The Attempt at a Solution

let u = x^3, du = 3x^2 dx

$\frac{1}{3}\int 3^{u}du$

$\frac{1}{3} (\frac{1}{ln 3})3^{u}$

$\frac{1}{3} (\frac{1}{ln 3})3^{x^{3}}$

 

[BruceW]

Yep. You got it right.

 

[1MileCrash]

*Sigh* Mathway never agrees with me, or says it can't solve the problem. Wolfram also showed me something weird.

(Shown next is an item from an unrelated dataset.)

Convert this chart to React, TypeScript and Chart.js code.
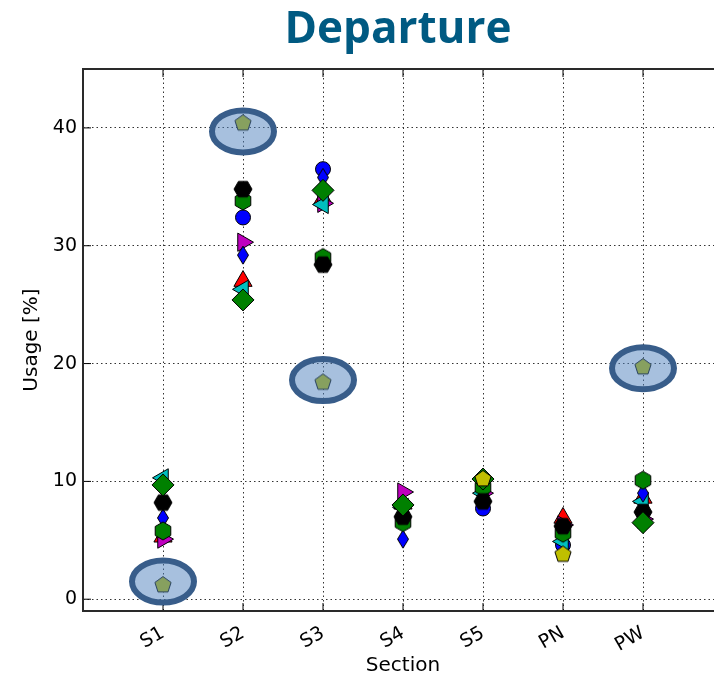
import React, { useEffect, useRef } from 'react';
import { Chart, registerables } from 'chart.js';

Chart.register(...registerables);

const categories = ['S1', 'S2', 'S3', 'S4', 'S5', 'PN', 'PW'];
const yTicks = [0, 10, 20, 30, 40];

const blueCircle = [null, 32.4, 36.5, null, 7.7, 4.6, null];
const redTriangle = [5.3, 27.0, 34.0, 8.1, null, 6.9, 8.6];
const magentaRight = [5.1, 30.3, 33.6, 9.1, 9.0, 6.3, 6.8];
const cyanLeft = [10.3, 26.3, 33.5, 7.8, 9.0, 4.9, 8.3];
const blueThinDiamond = [6.9, 29.2, 35.8, 5.1, null, null, 9.0];
const greenHexagon = [5.8, 33.8, 29.0, 6.5, 9.5, 5.6, 10.1];
const blackHexagon = [8.2, 34.8, 28.4, 7.0, 8.3, 6.2, 7.4];
const greenDiamond = [9.7, 25.4, 34.7, 8.0, 10.2, null, 6.5];
const yellowPentagon = [1.2, 40.4, 18.4, null, 10.2, 3.8, 19.7];

const highlightCategories = ['S1', 'S2', 'S3', 'PW'];
const highlightValues = [1.5, 39.7, 18.6, 19.6];

function makeShape(w: number, h: number, pts: number[][], fill: string): HTMLCanvasElement {
  const c = document.createElement('canvas');
  c.width = w;
  c.height = h;
  const ctx = c.getContext('2d')!;
  ctx.beginPath();
  pts.forEach((p, i) => (i === 0 ? ctx.moveTo(p[0], p[1]) : ctx.lineTo(p[0], p[1])));
  ctx.closePath();
  ctx.fillStyle = fill;
  ctx.fill();
  ctx.strokeStyle = '#000';
  ctx.lineWidth = 1;
  ctx.stroke();
  return c;
}

function polygon(n: number, r: number, startDeg: number, size: number): number[][] {
  const pts: number[][] = [];
  for (let k = 0; k < n; k++) {
    const a = ((startDeg + (360 / n) * k) * Math.PI) / 180;
    pts.push([size / 2 + r * Math.cos(a), size / 2 + r * Math.sin(a)]);
  }
  return pts;
}

export default function App() {
  const ref = useRef<HTMLCanvasElement>(null);

  useEffect(() => {
    const canvas = ref.current!;
    document.body.style.overflow = 'hidden';

    const hexPointy = (fill: string) => makeShape(22, 22, polygon(6, 9, -90, 22), fill);
    const hexFlat = (fill: string) => makeShape(22, 22, polygon(6, 9, 0, 22), fill);
    const pentagon = (fill: string) => makeShape(22, 22, polygon(5, 8.5, -90, 22), fill);
    const thinDiamond = (fill: string) =>
      makeShape(14, 22, [[7, 2], [12.5, 11], [7, 20], [1.5, 11]], fill);

    const toPts = (arr: (number | null)[]) =>
      arr.map((v, i) => ({ x: i + 1, y: v })).filter((p) => p.y !== null);

    const series = [
      { data: blueCircle, style: 'circle', color: '#0000ff', radius: 7.5, rotation: 0 },
      { data: redTriangle, style: 'triangle', color: '#ff0000', radius: 10.5, rotation: 0 },
      { data: magentaRight, style: 'triangle', color: '#bf00bf', radius: 10.5, rotation: 90 },
      { data: cyanLeft, style: 'triangle', color: '#00bfbf', radius: 10.5, rotation: -90 },
      { data: blueThinDiamond, style: thinDiamond('#0000ff'), color: '#0000ff', radius: 8, rotation: 0 },
      { data: greenHexagon, style: hexPointy('#008000'), color: '#008000', radius: 8, rotation: 0 },
      { data: blackHexagon, style: hexFlat('#000000'), color: '#000000', radius: 8, rotation: 0 },
      { data: greenDiamond, style: 'rectRot', color: '#008000', radius: 11, rotation: 0 },
      { data: yellowPentagon, style: pentagon('#bfbf00'), color: '#bfbf00', radius: 8, rotation: 0 },
    ];

    const datasets = series.map((s, i) => ({
      data: toPts(s.data),
      pointStyle: s.style as any,
      pointRadius: s.radius,
      pointRotation: s.rotation,
      backgroundColor: s.color,
      borderColor: '#000000',
      borderWidth: 1,
      showLine: false,
      order: series.length - i,
    }));

    const framePlugin = {
      id: 'frame',
      afterDatasetsDraw(chart: any) {
        const { ctx, chartArea: a, scales } = chart;
        ctx.save();
        ctx.strokeStyle = '#000';
        ctx.lineWidth = 1;
        yTicks.forEach((t) => {
          const y = scales.y.getPixelForValue(t);
          ctx.beginPath();
          ctx.moveTo(a.left, y);
          ctx.lineTo(a.left + 8, y);
          ctx.moveTo(a.right, y);
          ctx.lineTo(a.right - 8, y);
          ctx.stroke();
        });
        categories.forEach((_, i) => {
          const x = scales.x.getPixelForValue(i + 1);
          ctx.beginPath();
          ctx.moveTo(x, a.bottom);
          ctx.lineTo(x, a.bottom - 8);
          ctx.moveTo(x, a.top);
          ctx.lineTo(x, a.top + 8);
          ctx.stroke();
        });
        ctx.strokeStyle = '#2a2a2a';
        ctx.lineWidth = 2;
        ctx.strokeRect(a.left, a.top, a.right - a.left, a.bottom - a.top);

        highlightCategories.forEach((cat, i) => {
          const x = scales.x.getPixelForValue(categories.indexOf(cat) + 1);
          const y = scales.y.getPixelForValue(highlightValues[i]);
          ctx.beginPath();
          ctx.ellipse(x, y, 31, 21, 0, 0, Math.PI * 2);
          ctx.fillStyle = 'rgba(79,129,189,0.5)';
          ctx.fill();
          ctx.strokeStyle = '#385d8a';
          ctx.lineWidth = 6;
          ctx.stroke();
        });

        ctx.font = 'bold 44px "Open Sans"';
        ctx.fillStyle = '#005a82';
        ctx.textAlign = 'center';
        ctx.textBaseline = 'alphabetic';
        ctx.fillText('Departure', 398, 43);
        ctx.restore();
      },
    };

    const tickFont = { family: '"DejaVu Sans"', size: 19 };
    const titleFont = { family: '"DejaVu Sans"', size: 20 };

    const chart = new Chart(canvas, {
      type: 'scatter',
      data: { datasets: datasets as any },
      options: {
        responsive: false,
        animation: false,
        devicePixelRatio: 1,
        events: [],
        layout: { padding: { top: 69, right: 17, left: 0, bottom: 0 } },
        plugins: { legend: { display: false }, tooltip: { enabled: false }, title: { display: false } },
        scales: {
          x: {
            type: 'linear',
            min: 0,
            max: 8,
            afterBuildTicks: (axis: any) => {
              axis.ticks = categories.map((_, i) => ({ value: i + 1 }));
            },
            afterFit: (axis: any) => {
              axis.height = 64;
            },
            ticks: {
              autoSkip: false,
              minRotation: 30,
              maxRotation: 30,
              padding: 11,
              color: '#000',
              font: tickFont,
              callback: (v: any) => categories[Number(v) - 1] ?? '',
            },
            grid: { color: '#333', lineWidth: 1, drawTicks: false },
            border: { display: false, dash: [1.5, 3] },
            title: { display: true, text: 'Section', color: '#000', font: titleFont, padding: { top: 0, bottom: -3 } },
          },
          y: {
            type: 'linear',
            min: -1,
            max: 45,
            afterBuildTicks: (axis: any) => {
              axis.ticks = yTicks.map((v) => ({ value: v }));
            },
            afterFit: (axis: any) => {
              axis.width = 83;
            },
            ticks: { padding: 6, color: '#000', font: tickFont },
            grid: { color: '#333', lineWidth: 1, drawTicks: false },
            border: { display: false, dash: [1.5, 3] },
            title: { display: true, text: 'Usage [%]', color: '#000', font: titleFont, padding: { top: 20, bottom: 0 } },
          },
        },
      },
      plugins: [framePlugin],
    });
    return () => chart.destroy();
  }, []);

  return (
    <div style={{ position: 'fixed', left: 0, top: 0, width: 740, height: 675, background: '#fff' }}>
      <canvas ref={ref} width={740} height={675} style={{ width: 740, height: 675, display: 'block' }} />
    </div>
  );
}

I guess I need to stop second guessing myself when those online solvers give a weird answer.

 

[dextercioby]

Don't forget the constant of integration, each time you use the integral sign without limits. Wolfram is 99.99% right.

 

[SammyS]

(1/3) = 3^-1

Therefore, $\displaystyle \frac{1}{3} \left(\frac{1}{\ln 3}\right)3^{x^{3}}=\left(\frac{1}{\ln 3}\right)3^{(x^{3}-1)}\,,$ which is pretty much what WolframAlpha gives.

 

[1MileCrash]

I think that was wolfram's result. Now I see why.

 

[gb7nash]

Wolfram also showed me something weird.

Wolfram is correct. It gives me:

$$\frac{3^{x^3-1}}{\log{3}}$$

which is:

$$\frac{3^{x^3}3^{-1}}{\log{3}} = \frac{1}{3}\frac{3^{x^3}}{\log{3}}$$

Sammy beat me.

 

[ArcanaNoir]

Whenever my calculator tells me it can't solve an integral I always try making some substitution or similar adjustments (especially trig). Sometimes the ability to see pieces of a puzzle is lacking in straight-up algorithms.